▶ [PROBLEM]: Drop every picture. Then return, exactly, the lines from the beginning of the listing below through the one containing "plt.rcParams['font.family'] = ['Liberation".

▶ [DATASET SECTION]:
■ ■ ■ ■ ■

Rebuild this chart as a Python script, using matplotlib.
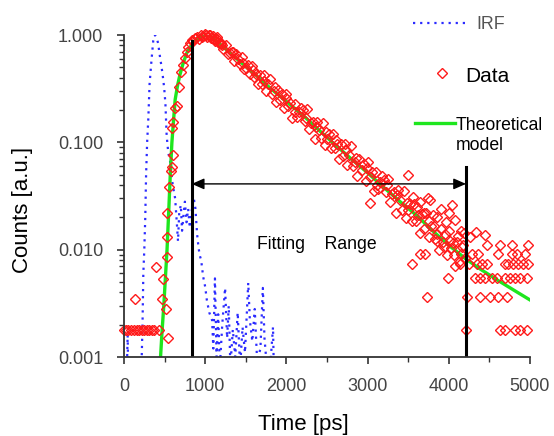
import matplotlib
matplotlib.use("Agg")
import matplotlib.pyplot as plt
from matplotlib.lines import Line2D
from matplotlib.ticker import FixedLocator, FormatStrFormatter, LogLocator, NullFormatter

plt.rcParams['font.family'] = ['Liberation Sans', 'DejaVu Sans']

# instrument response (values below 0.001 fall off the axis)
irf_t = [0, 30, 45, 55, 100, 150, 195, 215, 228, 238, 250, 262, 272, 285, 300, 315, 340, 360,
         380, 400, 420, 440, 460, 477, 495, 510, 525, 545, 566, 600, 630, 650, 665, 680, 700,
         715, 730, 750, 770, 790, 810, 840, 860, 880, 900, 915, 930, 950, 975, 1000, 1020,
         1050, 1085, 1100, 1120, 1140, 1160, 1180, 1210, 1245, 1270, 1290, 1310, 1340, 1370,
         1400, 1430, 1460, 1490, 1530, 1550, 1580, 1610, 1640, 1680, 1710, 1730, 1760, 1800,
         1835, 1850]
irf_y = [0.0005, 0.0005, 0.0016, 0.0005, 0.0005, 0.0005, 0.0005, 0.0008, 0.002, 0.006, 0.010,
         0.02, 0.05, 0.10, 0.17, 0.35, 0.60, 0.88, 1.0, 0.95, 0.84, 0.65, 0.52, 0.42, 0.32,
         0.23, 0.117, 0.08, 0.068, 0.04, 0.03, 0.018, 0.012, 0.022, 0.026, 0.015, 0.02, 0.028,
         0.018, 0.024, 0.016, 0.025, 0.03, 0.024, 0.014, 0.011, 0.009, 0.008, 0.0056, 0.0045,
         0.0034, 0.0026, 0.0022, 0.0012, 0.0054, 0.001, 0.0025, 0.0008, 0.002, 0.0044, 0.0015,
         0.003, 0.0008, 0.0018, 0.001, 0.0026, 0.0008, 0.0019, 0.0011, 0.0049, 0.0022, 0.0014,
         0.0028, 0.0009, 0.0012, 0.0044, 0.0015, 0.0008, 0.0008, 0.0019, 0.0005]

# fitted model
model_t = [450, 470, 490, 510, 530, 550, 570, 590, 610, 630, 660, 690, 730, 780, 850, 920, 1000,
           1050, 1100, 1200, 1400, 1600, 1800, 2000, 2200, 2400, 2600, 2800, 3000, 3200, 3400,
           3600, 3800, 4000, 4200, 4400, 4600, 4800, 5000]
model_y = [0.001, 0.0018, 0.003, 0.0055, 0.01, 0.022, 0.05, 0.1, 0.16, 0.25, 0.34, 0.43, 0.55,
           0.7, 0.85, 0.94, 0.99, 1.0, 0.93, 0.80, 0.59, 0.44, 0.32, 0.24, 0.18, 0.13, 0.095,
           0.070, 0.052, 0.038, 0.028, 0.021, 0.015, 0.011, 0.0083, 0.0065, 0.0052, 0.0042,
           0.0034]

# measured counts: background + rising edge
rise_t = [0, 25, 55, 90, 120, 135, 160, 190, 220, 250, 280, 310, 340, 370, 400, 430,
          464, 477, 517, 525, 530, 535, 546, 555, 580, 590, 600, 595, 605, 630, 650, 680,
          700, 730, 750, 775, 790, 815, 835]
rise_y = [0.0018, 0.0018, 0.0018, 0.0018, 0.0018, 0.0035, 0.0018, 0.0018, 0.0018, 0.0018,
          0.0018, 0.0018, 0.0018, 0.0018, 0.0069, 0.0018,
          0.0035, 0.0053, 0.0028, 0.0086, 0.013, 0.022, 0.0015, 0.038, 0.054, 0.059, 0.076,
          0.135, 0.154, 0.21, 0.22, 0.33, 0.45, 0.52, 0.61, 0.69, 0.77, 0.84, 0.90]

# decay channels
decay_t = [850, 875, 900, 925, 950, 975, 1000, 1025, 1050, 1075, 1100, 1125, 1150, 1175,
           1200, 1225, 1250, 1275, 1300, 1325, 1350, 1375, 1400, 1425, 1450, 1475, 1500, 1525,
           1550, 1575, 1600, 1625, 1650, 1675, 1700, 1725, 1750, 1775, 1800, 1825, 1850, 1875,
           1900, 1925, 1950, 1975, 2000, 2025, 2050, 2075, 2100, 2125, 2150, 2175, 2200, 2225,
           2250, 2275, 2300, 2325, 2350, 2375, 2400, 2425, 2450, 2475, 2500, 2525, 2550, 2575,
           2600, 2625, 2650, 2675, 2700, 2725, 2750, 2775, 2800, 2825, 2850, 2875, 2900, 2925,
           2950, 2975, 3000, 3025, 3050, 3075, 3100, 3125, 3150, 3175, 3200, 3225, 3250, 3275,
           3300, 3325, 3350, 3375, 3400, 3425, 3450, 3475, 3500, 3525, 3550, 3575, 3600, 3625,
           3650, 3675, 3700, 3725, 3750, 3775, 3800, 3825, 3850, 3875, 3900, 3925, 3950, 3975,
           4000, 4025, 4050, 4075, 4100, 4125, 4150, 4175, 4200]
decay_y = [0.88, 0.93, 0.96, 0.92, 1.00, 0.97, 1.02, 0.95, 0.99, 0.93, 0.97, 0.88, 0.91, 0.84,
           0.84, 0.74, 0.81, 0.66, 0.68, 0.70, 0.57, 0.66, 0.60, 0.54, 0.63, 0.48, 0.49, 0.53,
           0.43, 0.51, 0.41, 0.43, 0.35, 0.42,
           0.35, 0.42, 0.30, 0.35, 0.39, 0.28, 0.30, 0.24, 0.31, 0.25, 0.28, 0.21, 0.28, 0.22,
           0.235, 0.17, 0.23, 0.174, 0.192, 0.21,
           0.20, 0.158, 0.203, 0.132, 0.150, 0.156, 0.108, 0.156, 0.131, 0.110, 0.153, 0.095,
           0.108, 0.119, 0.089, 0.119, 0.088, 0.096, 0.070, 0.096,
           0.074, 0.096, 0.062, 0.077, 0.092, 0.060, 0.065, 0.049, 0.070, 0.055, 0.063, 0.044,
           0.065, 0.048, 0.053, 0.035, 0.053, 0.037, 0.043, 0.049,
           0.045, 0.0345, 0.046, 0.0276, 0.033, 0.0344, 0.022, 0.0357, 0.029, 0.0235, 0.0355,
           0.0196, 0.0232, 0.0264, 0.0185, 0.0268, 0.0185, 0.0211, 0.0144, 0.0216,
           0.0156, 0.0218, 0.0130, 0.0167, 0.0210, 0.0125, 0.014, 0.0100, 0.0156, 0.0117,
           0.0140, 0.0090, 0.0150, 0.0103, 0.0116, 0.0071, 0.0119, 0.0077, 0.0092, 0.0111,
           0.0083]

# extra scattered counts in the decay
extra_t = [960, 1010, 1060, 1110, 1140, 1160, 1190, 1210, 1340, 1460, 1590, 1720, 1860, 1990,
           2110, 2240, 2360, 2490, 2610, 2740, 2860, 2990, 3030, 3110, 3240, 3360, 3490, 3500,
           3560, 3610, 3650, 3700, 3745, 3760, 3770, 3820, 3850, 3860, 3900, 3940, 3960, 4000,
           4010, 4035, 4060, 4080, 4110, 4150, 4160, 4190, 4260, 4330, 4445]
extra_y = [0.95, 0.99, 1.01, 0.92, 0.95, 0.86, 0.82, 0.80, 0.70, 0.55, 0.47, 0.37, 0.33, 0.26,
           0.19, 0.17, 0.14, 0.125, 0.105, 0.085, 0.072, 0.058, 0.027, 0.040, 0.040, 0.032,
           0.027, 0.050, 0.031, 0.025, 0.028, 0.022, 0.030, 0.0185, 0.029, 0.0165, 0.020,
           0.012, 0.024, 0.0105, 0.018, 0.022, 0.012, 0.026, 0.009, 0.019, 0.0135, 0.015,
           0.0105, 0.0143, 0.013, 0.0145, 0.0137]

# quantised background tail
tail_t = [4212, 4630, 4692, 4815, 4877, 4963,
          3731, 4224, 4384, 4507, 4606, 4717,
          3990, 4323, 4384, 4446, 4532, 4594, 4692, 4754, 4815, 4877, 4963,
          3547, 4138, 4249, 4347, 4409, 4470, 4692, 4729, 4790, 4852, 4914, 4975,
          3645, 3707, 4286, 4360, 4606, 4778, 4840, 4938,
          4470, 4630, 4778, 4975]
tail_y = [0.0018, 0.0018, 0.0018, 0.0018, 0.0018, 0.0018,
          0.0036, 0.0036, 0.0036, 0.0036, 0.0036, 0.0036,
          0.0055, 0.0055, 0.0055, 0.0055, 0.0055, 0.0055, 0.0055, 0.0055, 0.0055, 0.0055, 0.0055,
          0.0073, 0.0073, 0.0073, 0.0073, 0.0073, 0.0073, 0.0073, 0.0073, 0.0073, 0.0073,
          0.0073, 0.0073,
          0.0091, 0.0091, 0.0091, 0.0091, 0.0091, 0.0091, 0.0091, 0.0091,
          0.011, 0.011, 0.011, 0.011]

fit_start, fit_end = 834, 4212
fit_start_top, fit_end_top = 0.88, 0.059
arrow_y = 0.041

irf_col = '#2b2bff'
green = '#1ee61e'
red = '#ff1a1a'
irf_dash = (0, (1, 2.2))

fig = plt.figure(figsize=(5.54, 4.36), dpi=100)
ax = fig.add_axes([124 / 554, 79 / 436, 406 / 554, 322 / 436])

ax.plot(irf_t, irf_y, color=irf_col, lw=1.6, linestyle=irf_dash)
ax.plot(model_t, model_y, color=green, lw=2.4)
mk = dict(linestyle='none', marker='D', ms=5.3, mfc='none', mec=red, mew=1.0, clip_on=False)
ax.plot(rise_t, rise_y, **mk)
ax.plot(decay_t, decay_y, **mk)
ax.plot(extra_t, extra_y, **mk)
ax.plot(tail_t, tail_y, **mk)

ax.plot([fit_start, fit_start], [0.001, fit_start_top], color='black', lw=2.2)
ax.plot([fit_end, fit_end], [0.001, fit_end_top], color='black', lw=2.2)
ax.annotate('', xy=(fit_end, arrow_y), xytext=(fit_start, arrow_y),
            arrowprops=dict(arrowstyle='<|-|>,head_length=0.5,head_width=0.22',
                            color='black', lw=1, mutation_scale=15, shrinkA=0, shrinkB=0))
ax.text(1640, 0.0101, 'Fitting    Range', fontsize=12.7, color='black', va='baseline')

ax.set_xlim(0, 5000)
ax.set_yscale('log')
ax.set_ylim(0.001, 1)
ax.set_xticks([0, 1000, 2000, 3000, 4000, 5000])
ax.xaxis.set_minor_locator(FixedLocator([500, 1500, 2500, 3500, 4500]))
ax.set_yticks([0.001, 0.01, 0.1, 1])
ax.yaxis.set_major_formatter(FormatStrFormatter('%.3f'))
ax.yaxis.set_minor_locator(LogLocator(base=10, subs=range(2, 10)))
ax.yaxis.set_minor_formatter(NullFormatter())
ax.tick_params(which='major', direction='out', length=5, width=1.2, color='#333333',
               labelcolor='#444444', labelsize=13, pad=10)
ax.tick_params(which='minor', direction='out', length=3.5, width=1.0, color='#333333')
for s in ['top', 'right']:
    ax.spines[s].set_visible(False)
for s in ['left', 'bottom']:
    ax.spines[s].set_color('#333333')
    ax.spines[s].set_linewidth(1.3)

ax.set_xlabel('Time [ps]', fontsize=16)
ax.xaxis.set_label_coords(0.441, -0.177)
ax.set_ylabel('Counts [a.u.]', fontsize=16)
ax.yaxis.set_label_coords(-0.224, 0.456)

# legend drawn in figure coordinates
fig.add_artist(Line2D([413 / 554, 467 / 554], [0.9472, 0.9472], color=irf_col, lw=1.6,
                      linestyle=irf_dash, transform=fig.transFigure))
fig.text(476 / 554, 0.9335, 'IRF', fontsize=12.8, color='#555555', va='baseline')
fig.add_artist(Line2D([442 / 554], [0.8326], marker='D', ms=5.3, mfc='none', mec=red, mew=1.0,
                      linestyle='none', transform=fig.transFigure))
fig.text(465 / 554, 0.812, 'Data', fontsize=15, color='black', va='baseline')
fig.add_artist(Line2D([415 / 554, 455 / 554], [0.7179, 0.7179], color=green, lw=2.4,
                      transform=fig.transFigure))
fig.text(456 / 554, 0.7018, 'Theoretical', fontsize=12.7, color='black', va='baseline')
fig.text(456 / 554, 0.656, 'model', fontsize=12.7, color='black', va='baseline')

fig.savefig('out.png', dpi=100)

■ ■ ■ ■ ■

▶ [ANSWER TO THE PROBLEM]:
Rebuild this chart as a Python script, using matplotlib.
import matplotlib
matplotlib.use("Agg")
import matplotlib.pyplot as plt
from matplotlib.lines import Line2D
from matplotlib.ticker import FixedLocator, FormatStrFormatter, LogLocator, NullFormatter

plt.rcParams['font.family'] = ['Liberation Sans', 'DejaVu Sans']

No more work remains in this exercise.